- _GIVEN DATA_
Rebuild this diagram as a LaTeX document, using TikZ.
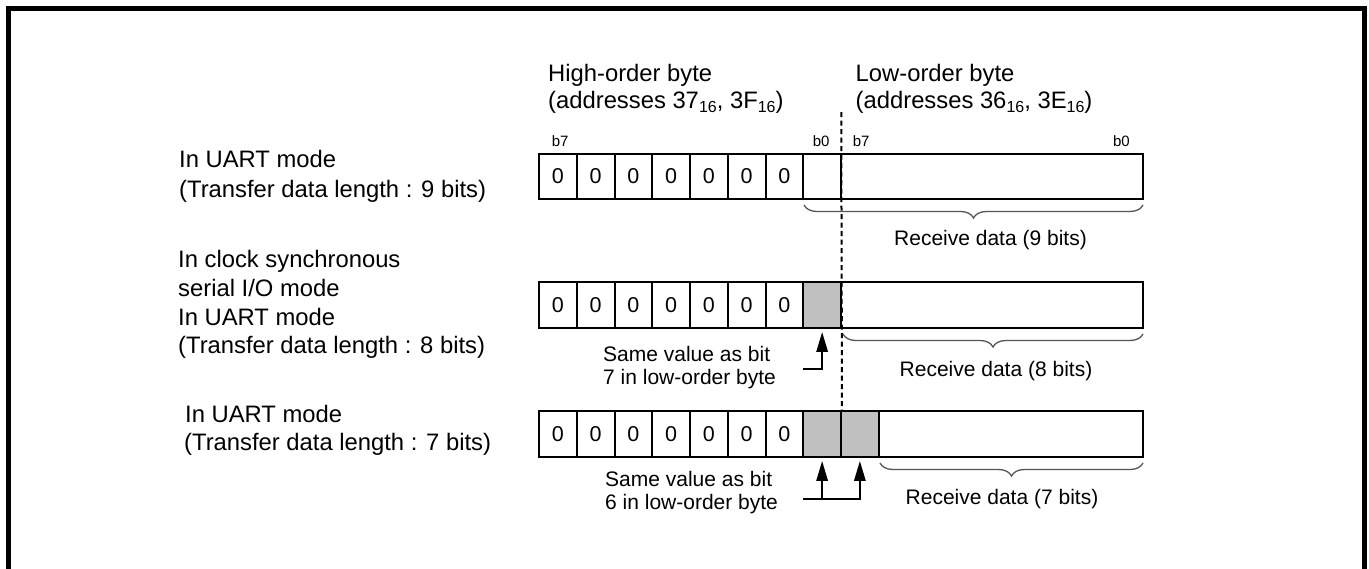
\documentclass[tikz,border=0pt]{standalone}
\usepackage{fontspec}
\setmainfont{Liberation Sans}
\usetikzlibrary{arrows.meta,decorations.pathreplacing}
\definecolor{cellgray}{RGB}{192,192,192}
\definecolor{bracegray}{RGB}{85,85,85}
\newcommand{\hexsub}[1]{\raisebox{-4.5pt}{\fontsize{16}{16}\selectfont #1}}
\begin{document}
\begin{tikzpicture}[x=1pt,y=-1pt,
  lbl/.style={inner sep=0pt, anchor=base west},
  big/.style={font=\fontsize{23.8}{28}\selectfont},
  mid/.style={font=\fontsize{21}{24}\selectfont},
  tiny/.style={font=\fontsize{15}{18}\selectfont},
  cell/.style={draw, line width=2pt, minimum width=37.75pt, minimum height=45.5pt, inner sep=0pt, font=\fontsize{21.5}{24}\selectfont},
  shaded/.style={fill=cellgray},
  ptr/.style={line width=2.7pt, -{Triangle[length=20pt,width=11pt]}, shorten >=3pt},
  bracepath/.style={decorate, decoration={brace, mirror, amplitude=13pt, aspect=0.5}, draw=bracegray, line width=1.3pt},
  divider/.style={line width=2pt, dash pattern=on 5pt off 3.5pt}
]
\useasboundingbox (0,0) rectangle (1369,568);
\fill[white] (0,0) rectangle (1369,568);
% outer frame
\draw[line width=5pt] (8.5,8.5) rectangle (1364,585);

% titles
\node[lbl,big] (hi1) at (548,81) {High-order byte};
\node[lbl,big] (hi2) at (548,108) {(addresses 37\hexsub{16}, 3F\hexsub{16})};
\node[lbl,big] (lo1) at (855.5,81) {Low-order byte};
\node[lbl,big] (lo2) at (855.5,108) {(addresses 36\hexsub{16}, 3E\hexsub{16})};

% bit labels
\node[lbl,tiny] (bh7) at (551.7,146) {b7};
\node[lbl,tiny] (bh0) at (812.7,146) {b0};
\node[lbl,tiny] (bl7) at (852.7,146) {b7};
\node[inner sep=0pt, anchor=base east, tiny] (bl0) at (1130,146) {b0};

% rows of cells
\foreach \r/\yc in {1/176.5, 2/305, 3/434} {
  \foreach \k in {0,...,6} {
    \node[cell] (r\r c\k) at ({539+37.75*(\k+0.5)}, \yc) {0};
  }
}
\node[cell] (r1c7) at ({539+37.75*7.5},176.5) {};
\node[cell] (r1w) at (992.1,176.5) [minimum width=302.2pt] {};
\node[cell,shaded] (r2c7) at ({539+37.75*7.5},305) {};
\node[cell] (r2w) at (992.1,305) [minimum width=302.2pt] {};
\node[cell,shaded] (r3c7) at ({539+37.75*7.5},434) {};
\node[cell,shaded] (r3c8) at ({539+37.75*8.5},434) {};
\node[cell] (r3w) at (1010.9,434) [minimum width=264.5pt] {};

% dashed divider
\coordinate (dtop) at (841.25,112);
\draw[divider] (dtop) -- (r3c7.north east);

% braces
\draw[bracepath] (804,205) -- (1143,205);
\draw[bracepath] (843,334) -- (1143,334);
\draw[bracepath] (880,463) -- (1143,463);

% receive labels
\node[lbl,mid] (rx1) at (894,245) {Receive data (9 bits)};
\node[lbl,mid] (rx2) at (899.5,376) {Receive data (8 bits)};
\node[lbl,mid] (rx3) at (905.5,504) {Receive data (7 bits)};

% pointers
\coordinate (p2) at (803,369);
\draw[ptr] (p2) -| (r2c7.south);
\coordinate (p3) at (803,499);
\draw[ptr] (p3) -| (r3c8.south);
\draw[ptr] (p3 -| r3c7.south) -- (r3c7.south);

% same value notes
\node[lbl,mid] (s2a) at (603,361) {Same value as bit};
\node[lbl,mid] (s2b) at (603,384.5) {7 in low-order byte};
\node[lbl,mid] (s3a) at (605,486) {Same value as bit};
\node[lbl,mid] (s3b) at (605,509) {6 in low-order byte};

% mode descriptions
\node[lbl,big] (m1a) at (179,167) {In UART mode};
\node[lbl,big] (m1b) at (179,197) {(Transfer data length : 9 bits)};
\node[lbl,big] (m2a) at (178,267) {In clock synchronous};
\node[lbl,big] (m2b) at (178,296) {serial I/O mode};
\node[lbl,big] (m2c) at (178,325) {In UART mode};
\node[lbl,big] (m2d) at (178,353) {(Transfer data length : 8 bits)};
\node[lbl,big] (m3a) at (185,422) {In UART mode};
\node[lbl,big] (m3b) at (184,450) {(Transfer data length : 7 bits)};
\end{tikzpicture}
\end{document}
--
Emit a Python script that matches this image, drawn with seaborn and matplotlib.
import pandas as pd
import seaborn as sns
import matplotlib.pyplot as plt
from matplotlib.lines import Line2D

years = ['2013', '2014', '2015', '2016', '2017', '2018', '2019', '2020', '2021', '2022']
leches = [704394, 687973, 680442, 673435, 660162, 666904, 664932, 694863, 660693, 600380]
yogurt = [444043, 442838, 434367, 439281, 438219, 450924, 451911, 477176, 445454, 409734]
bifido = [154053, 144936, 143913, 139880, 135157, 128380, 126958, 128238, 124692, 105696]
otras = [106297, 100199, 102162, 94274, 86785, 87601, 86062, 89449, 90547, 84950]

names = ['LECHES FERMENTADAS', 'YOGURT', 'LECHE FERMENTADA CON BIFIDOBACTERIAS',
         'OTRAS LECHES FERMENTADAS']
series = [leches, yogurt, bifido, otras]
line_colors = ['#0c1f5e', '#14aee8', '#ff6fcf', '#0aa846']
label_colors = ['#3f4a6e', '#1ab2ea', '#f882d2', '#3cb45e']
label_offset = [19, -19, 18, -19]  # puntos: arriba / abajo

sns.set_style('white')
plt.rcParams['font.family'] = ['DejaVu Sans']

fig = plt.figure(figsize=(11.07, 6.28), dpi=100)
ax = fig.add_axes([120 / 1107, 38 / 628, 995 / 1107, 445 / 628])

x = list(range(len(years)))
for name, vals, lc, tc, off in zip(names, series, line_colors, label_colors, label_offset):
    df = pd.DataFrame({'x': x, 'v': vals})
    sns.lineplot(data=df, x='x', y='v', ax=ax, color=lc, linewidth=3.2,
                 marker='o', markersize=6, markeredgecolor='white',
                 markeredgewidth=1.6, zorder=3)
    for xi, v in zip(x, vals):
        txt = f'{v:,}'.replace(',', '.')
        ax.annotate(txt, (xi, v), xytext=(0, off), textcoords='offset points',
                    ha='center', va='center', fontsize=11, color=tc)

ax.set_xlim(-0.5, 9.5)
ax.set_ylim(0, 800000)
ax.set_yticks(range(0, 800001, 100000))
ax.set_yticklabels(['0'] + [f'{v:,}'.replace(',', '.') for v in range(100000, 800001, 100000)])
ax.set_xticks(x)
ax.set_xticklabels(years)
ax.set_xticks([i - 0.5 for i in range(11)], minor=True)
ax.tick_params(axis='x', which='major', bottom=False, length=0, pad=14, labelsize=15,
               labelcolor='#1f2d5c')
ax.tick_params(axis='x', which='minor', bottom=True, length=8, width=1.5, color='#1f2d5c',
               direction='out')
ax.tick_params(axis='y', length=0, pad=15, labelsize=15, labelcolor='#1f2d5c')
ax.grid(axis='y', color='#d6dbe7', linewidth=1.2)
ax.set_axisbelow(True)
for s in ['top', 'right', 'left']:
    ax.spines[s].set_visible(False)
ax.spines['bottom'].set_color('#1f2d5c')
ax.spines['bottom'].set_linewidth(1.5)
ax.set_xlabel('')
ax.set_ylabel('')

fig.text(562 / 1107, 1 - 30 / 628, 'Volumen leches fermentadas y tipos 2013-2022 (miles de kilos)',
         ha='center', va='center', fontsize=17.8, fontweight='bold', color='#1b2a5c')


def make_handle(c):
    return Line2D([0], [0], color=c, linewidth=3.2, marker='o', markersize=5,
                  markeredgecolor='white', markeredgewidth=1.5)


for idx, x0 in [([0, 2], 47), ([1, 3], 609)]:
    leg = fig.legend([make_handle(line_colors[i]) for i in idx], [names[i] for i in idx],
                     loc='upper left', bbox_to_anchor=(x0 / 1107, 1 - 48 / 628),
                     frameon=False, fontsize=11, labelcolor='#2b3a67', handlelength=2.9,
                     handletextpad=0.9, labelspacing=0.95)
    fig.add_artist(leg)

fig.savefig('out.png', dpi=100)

- _TASK OBJECTIVE_
Could you quote, word for word, only the lines from the one containing "Rebuild this diagram" through the one containing "anchor=base east, tiny]", both included, and leave out any pictures?

- _RESPONSE TO THE TASK_
Rebuild this diagram as a LaTeX document, using TikZ.
\documentclass[tikz,border=0pt]{standalone}
\usepackage{fontspec}
\setmainfont{Liberation Sans}
\usetikzlibrary{arrows.meta,decorations.pathreplacing}
\definecolor{cellgray}{RGB}{192,192,192}
\definecolor{bracegray}{RGB}{85,85,85}
\newcommand{\hexsub}[1]{\raisebox{-4.5pt}{\fontsize{16}{16}\selectfont #1}}
\begin{document}
\begin{tikzpicture}[x=1pt,y=-1pt,
  lbl/.style={inner sep=0pt, anchor=base west},
  big/.style={font=\fontsize{23.8}{28}\selectfont},
  mid/.style={font=\fontsize{21}{24}\selectfont},
  tiny/.style={font=\fontsize{15}{18}\selectfont},
  cell/.style={draw, line width=2pt, minimum width=37.75pt, minimum height=45.5pt, inner sep=0pt, font=\fontsize{21.5}{24}\selectfont},
  shaded/.style={fill=cellgray},
  ptr/.style={line width=2.7pt, -{Triangle[length=20pt,width=11pt]}, shorten >=3pt},
  bracepath/.style={decorate, decoration={brace, mirror, amplitude=13pt, aspect=0.5}, draw=bracegray, line width=1.3pt},
  divider/.style={line width=2pt, dash pattern=on 5pt off 3.5pt}
]
\useasboundingbox (0,0) rectangle (1369,568);
\fill[white] (0,0) rectangle (1369,568);
% outer frame
\draw[line width=5pt] (8.5,8.5) rectangle (1364,585);

% titles
\node[lbl,big] (hi1) at (548,81) {High-order byte};
\node[lbl,big] (hi2) at (548,108) {(addresses 37\hexsub{16}, 3F\hexsub{16})};
\node[lbl,big] (lo1) at (855.5,81) {Low-order byte};
\node[lbl,big] (lo2) at (855.5,108) {(addresses 36\hexsub{16}, 3E\hexsub{16})};

% bit labels
\node[lbl,tiny] (bh7) at (551.7,146) {b7};
\node[lbl,tiny] (bh0) at (812.7,146) {b0};
\node[lbl,tiny] (bl7) at (852.7,146) {b7};
\node[inner sep=0pt, anchor=base east, tiny] (bl0) at (1130,146) {b0};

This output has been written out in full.